What I've tried to do in everything I've written on this subject is to simplify it as much as I could. I tried to define the what/where/why/how/how much for everything so that the average guy could grind a tool of his own, by himself, simply by reading what I wrote. And I used Mikey-logic to do it.

For example, the side cutting edge angle and end cutting edge angle of the Square Tool is what it is because it is intended to allow you to access a shoulder. The shoulder itself is 90 degrees but an included angle of 90 degrees on a tool will rub so I made it less than 90 degrees so it wouldn't rub. I used the side cutting edge angle as a reference so I could tell the guys to make the included angle at the tip less than 90 degrees; the precise angle is not important. To grind that angle, the simplest way is to use the side cutting edge as a reference and draw a line that is less than 90 degrees to it and then grind to that line. Simple, easy to understand. I chose 80 degrees because it allows a 5 degree cushion between each edge that the eye can easily equalize in that corner when orienting the tool. Mikey-logic, you see?

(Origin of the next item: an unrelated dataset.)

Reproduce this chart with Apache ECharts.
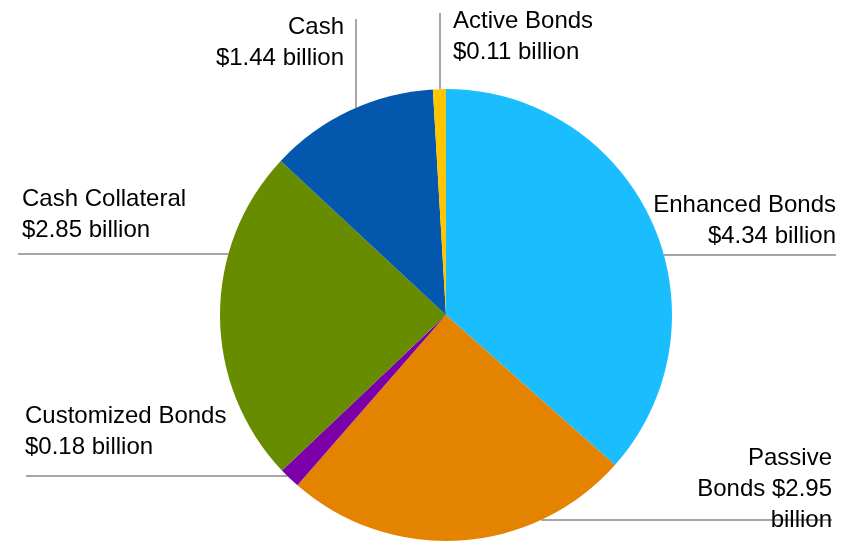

I have taken other liberties beyond this angle thing. I have tried to explain what each angle does and how they can be modified to allow the tool to work better on a small lathe. That is a major departure from every reference text on tool grinding that I am aware of. I am probably the world's only proponent for small nose radii; every other resource and anecdotal opinion will tell you that bigger is better (but they don't tell you why).

I hope this clarifies this for you. Okay, okay, I went beyond clarity into diarrhea of the brain but it was important to explain that I had good reasons for going beyond the texts.

At least now we have guys who can actually grind real lathe tools - good enough for me.